(Requirements): Quote all of the data that follows exactly as written, skipping the images.

(Source excerpt):

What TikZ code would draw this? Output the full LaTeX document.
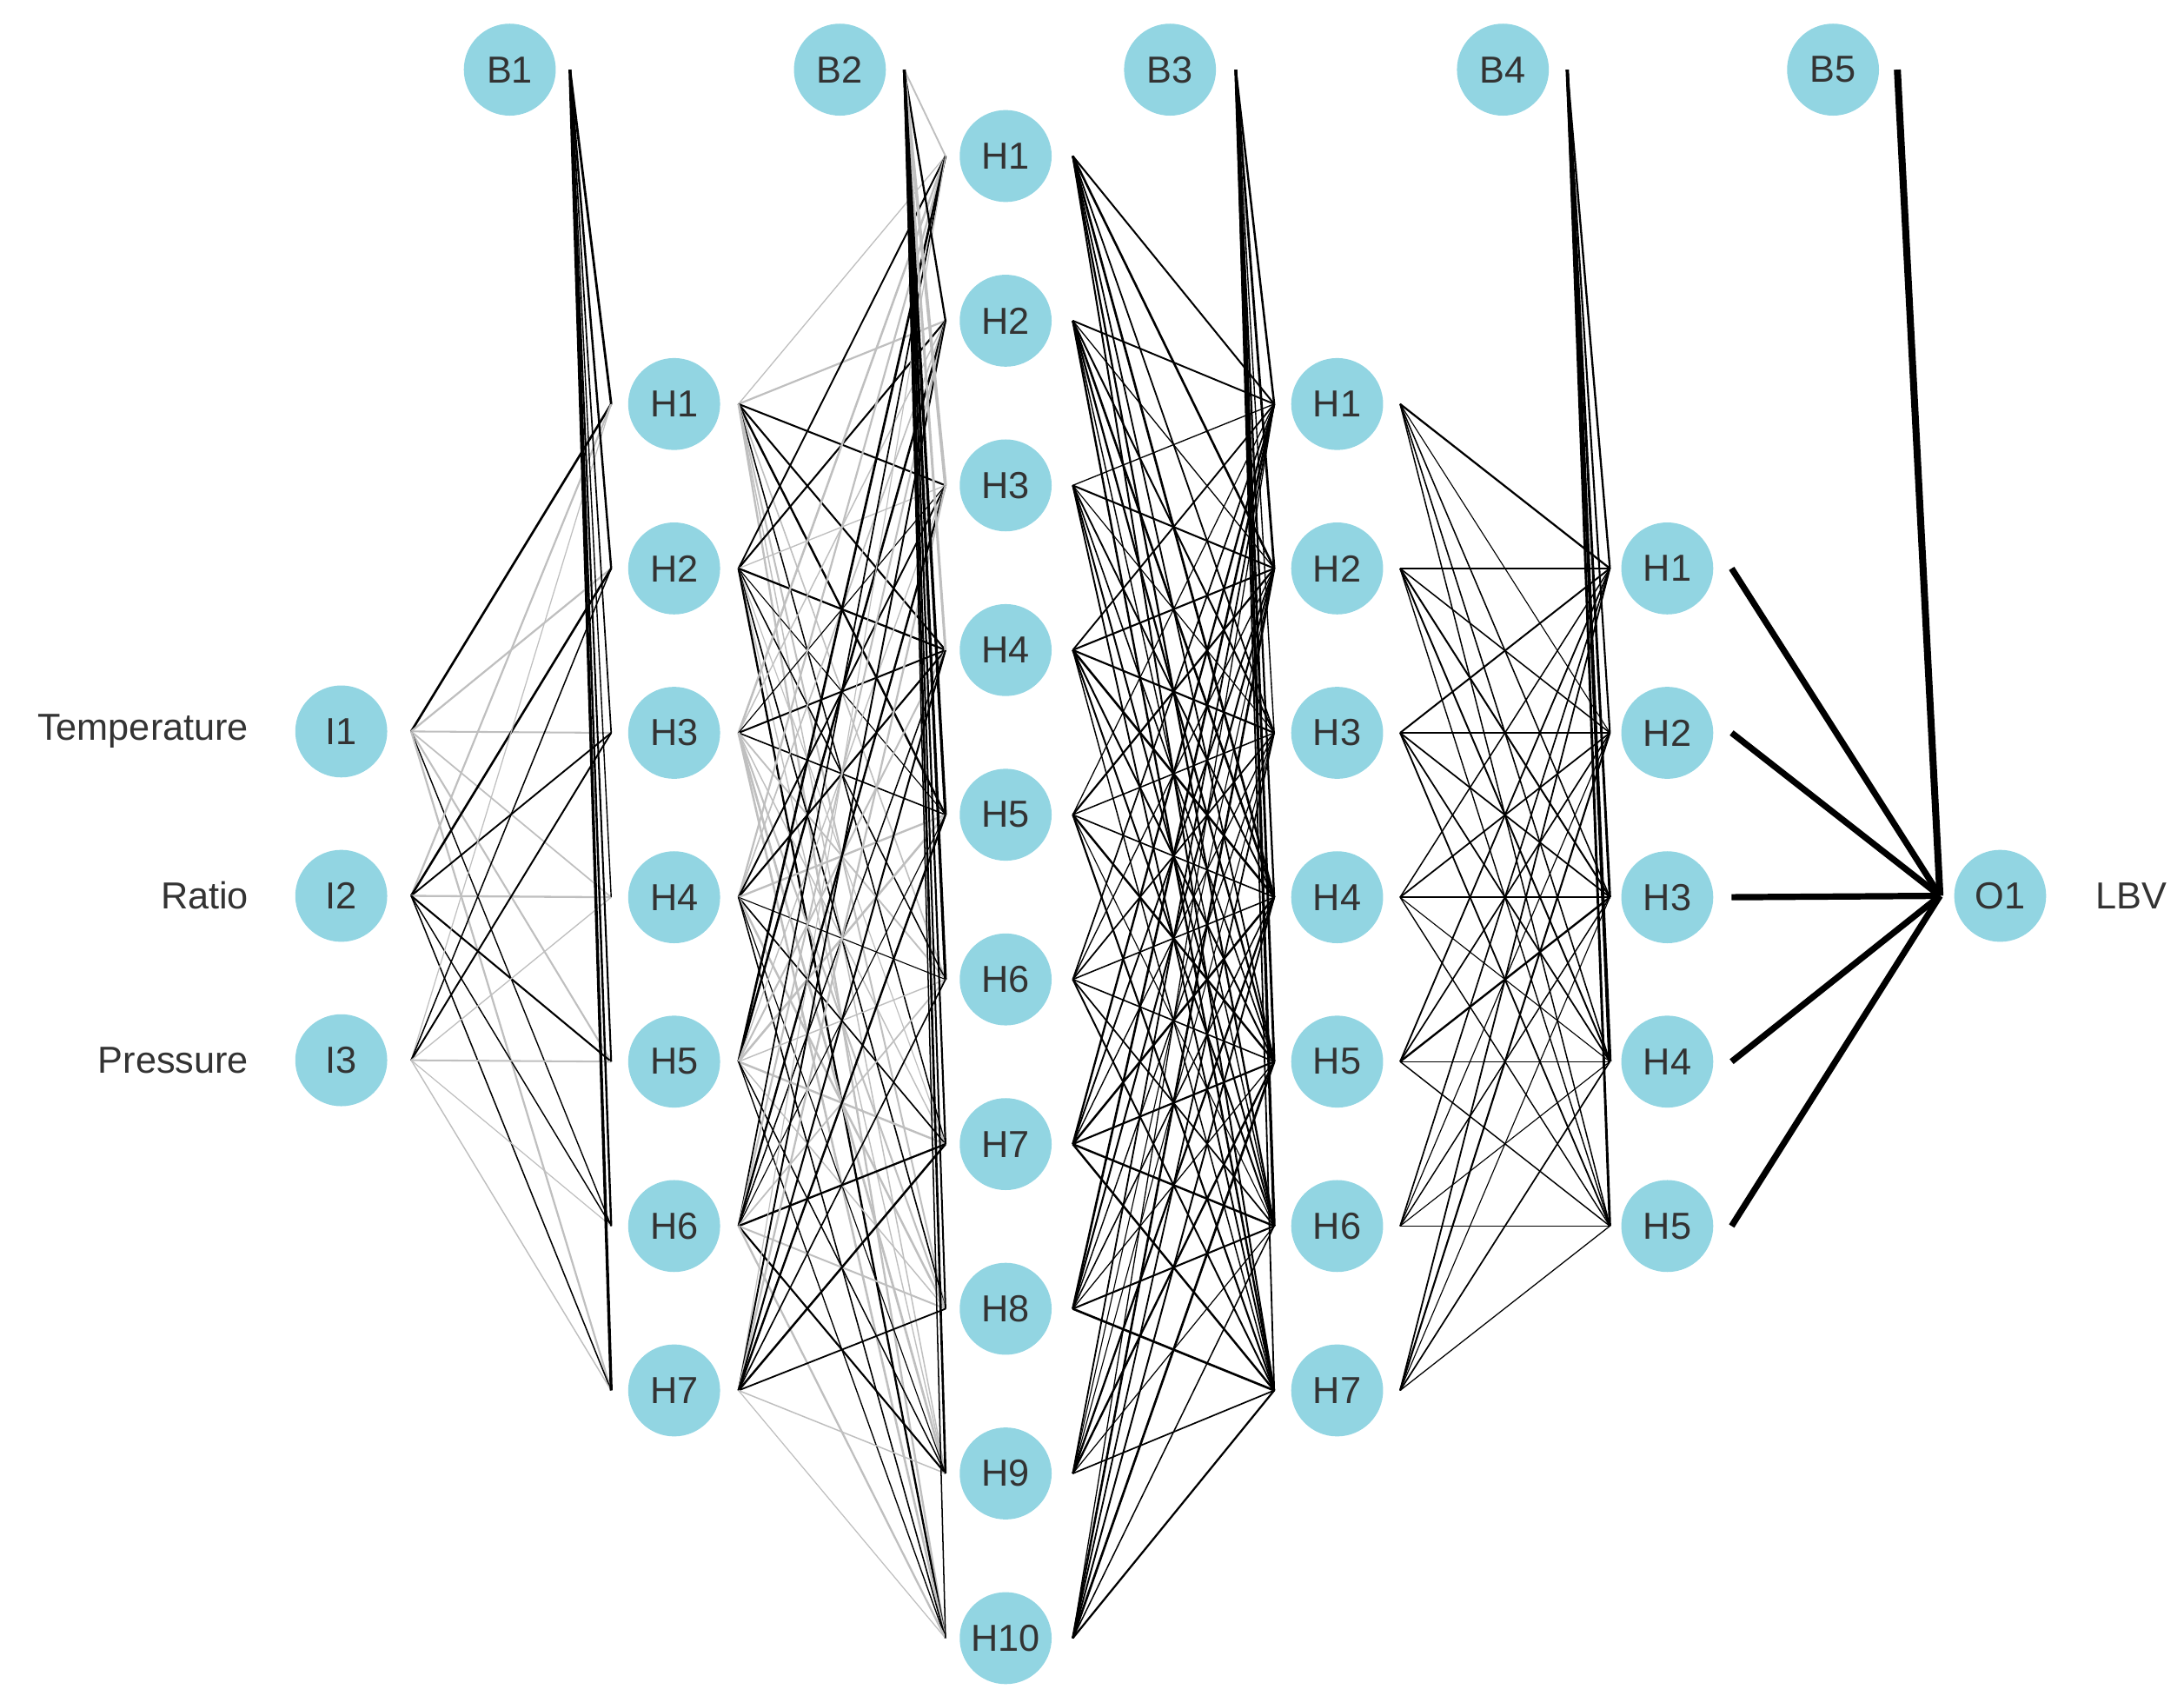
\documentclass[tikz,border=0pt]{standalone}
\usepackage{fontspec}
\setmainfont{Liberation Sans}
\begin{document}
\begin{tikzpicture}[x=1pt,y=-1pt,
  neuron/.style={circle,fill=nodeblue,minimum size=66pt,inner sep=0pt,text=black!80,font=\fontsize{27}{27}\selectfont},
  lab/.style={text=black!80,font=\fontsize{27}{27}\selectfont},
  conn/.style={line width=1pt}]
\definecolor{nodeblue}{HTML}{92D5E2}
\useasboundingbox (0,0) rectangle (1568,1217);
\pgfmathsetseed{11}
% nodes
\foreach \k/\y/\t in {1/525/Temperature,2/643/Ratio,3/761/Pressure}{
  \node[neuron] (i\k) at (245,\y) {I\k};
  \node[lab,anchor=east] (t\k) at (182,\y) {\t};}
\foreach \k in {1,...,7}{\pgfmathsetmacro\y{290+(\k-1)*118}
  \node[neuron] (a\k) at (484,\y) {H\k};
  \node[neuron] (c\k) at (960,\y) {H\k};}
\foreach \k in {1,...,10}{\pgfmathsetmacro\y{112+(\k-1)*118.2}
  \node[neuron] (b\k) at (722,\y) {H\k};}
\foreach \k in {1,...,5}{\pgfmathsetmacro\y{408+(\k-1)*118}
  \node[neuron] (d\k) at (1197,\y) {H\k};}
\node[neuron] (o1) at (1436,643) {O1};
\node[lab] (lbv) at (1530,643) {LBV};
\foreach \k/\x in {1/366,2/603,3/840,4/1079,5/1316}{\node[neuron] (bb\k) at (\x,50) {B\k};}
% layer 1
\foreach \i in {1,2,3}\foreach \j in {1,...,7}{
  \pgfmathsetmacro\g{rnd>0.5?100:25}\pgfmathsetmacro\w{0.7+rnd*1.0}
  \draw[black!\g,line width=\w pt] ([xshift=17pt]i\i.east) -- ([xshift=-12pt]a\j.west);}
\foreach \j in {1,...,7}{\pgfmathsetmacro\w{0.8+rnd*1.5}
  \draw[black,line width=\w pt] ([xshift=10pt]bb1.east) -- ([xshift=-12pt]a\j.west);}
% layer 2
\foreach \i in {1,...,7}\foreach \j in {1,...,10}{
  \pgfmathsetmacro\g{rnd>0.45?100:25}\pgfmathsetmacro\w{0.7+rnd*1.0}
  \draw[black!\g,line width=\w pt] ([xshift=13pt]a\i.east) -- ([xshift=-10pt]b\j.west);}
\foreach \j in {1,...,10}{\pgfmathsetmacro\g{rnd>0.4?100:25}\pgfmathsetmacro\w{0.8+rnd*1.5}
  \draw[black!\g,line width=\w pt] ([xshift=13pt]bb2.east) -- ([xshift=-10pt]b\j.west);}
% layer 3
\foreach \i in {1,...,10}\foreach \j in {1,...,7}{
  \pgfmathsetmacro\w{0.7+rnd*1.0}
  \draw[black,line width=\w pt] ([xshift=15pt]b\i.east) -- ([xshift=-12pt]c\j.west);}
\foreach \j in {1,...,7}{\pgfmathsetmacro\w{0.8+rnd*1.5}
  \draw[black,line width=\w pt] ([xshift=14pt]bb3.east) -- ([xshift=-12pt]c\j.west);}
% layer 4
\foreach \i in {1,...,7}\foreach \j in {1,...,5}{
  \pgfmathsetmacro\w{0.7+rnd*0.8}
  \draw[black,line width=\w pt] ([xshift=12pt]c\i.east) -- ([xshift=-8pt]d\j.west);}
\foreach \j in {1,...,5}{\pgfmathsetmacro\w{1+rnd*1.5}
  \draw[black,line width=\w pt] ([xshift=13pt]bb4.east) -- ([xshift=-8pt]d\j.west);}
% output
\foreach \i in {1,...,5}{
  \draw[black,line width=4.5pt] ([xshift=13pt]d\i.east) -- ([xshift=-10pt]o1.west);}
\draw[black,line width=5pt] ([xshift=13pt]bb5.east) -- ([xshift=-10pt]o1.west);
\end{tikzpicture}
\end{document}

(Solution below):
What TikZ code would draw this? Output the full LaTeX document.
\documentclass[tikz,border=0pt]{standalone}
\usepackage{fontspec}
\setmainfont{Liberation Sans}
\begin{document}
\begin{tikzpicture}[x=1pt,y=-1pt,
  neuron/.style={circle,fill=nodeblue,minimum size=66pt,inner sep=0pt,text=black!80,font=\fontsize{27}{27}\selectfont},
  lab/.style={text=black!80,font=\fontsize{27}{27}\selectfont},
  conn/.style={line width=1pt}]
\definecolor{nodeblue}{HTML}{92D5E2}
\useasboundingbox (0,0) rectangle (1568,1217);
\pgfmathsetseed{11}
% nodes
\foreach \k/\y/\t in {1/525/Temperature,2/643/Ratio,3/761/Pressure}{
  \node[neuron] (i\k) at (245,\y) {I\k};
  \node[lab,anchor=east] (t\k) at (182,\y) {\t};}
\foreach \k in {1,...,7}{\pgfmathsetmacro\y{290+(\k-1)*118}
  \node[neuron] (a\k) at (484,\y) {H\k};
  \node[neuron] (c\k) at (960,\y) {H\k};}
\foreach \k in {1,...,10}{\pgfmathsetmacro\y{112+(\k-1)*118.2}
  \node[neuron] (b\k) at (722,\y) {H\k};}
\foreach \k in {1,...,5}{\pgfmathsetmacro\y{408+(\k-1)*118}
  \node[neuron] (d\k) at (1197,\y) {H\k};}
\node[neuron] (o1) at (1436,643) {O1};
\node[lab] (lbv) at (1530,643) {LBV};
\foreach \k/\x in {1/366,2/603,3/840,4/1079,5/1316}{\node[neuron] (bb\k) at (\x,50) {B\k};}
% layer 1
\foreach \i in {1,2,3}\foreach \j in {1,...,7}{
  \pgfmathsetmacro\g{rnd>0.5?100:25}\pgfmathsetmacro\w{0.7+rnd*1.0}
  \draw[black!\g,line width=\w pt] ([xshift=17pt]i\i.east) -- ([xshift=-12pt]a\j.west);}
\foreach \j in {1,...,7}{\pgfmathsetmacro\w{0.8+rnd*1.5}
  \draw[black,line width=\w pt] ([xshift=10pt]bb1.east) -- ([xshift=-12pt]a\j.west);}
% layer 2
\foreach \i in {1,...,7}\foreach \j in {1,...,10}{
  \pgfmathsetmacro\g{rnd>0.45?100:25}\pgfmathsetmacro\w{0.7+rnd*1.0}
  \draw[black!\g,line width=\w pt] ([xshift=13pt]a\i.east) -- ([xshift=-10pt]b\j.west);}
\foreach \j in {1,...,10}{\pgfmathsetmacro\g{rnd>0.4?100:25}\pgfmathsetmacro\w{0.8+rnd*1.5}
  \draw[black!\g,line width=\w pt] ([xshift=13pt]bb2.east) -- ([xshift=-10pt]b\j.west);}
% layer 3
\foreach \i in {1,...,10}\foreach \j in {1,...,7}{
  \pgfmathsetmacro\w{0.7+rnd*1.0}
  \draw[black,line width=\w pt] ([xshift=15pt]b\i.east) -- ([xshift=-12pt]c\j.west);}
\foreach \j in {1,...,7}{\pgfmathsetmacro\w{0.8+rnd*1.5}
  \draw[black,line width=\w pt] ([xshift=14pt]bb3.east) -- ([xshift=-12pt]c\j.west);}
% layer 4
\foreach \i in {1,...,7}\foreach \j in {1,...,5}{
  \pgfmathsetmacro\w{0.7+rnd*0.8}
  \draw[black,line width=\w pt] ([xshift=12pt]c\i.east) -- ([xshift=-8pt]d\j.west);}
\foreach \j in {1,...,5}{\pgfmathsetmacro\w{1+rnd*1.5}
  \draw[black,line width=\w pt] ([xshift=13pt]bb4.east) -- ([xshift=-8pt]d\j.west);}
% output
\foreach \i in {1,...,5}{
  \draw[black,line width=4.5pt] ([xshift=13pt]d\i.east) -- ([xshift=-10pt]o1.west);}
\draw[black,line width=5pt] ([xshift=13pt]bb5.east) -- ([xshift=-10pt]o1.west);
\end{tikzpicture}
\end{document}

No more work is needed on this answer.